# [WORK REQUIRED]
Gather every line holding the string "with".

──────── PROVIDED DATA ────────

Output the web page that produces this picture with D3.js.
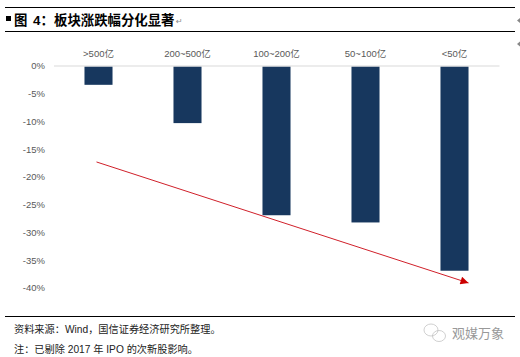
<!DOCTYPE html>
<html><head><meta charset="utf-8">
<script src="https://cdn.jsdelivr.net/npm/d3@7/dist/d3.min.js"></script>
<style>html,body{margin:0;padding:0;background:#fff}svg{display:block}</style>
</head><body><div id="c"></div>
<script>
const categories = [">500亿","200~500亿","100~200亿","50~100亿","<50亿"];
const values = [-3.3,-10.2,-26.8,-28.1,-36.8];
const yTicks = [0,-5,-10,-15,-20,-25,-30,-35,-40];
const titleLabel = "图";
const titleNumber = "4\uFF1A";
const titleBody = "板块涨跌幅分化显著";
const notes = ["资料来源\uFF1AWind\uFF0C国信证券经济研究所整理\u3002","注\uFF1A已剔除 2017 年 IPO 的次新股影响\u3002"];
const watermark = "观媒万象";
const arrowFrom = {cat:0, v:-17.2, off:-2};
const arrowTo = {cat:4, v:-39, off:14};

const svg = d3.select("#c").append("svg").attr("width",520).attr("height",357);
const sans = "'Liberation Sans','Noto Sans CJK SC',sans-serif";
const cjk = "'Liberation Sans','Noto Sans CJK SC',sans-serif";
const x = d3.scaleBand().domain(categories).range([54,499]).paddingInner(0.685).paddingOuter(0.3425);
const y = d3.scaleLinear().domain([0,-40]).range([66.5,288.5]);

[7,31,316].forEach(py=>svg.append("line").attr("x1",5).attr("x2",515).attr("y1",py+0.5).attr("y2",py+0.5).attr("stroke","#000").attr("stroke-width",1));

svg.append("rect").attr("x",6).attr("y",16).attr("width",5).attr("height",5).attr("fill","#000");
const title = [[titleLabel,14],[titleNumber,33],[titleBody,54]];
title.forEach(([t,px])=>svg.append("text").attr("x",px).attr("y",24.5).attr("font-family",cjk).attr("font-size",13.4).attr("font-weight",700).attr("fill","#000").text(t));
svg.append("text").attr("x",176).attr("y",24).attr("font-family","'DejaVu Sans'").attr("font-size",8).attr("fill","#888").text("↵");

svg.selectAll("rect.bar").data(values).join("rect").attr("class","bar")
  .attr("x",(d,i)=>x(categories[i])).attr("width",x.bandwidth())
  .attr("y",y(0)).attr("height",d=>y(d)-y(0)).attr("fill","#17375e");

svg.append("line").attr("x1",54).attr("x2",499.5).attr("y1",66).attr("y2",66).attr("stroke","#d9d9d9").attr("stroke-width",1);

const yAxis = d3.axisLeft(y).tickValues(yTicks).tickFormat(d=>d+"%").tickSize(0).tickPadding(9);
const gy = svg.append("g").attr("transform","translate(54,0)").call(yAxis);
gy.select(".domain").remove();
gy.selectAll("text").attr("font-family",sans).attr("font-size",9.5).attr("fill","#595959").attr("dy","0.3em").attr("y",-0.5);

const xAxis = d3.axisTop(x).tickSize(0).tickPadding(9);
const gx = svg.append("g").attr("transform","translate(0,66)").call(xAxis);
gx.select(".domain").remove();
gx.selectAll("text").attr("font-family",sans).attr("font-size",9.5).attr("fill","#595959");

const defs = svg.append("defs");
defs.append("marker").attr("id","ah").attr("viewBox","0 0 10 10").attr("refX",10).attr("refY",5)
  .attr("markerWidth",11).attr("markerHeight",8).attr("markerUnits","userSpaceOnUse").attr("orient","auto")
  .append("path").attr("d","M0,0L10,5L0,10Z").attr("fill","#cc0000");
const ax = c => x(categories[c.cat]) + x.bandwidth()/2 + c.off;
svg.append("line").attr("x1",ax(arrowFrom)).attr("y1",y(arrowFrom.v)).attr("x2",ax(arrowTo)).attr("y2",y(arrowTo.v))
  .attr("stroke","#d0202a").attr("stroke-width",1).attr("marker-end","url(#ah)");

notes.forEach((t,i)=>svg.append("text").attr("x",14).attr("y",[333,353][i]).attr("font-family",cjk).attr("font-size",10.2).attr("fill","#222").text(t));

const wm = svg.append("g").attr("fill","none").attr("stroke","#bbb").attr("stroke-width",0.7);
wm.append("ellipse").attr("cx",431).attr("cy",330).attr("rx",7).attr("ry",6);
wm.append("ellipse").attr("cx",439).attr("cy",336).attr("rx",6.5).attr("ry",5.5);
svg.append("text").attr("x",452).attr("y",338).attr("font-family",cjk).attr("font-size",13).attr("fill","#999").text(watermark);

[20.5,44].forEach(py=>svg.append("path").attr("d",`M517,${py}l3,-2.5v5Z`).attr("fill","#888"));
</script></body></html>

────────
──────── PROVIDED DATA ────────

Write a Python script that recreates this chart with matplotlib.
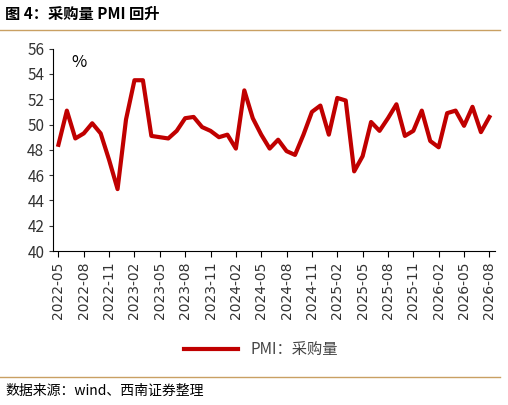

────────

# [FULL SOLUTION]
Output the web page that produces this picture with D3.js.
Write a Python script that recreates this chart with matplotlib.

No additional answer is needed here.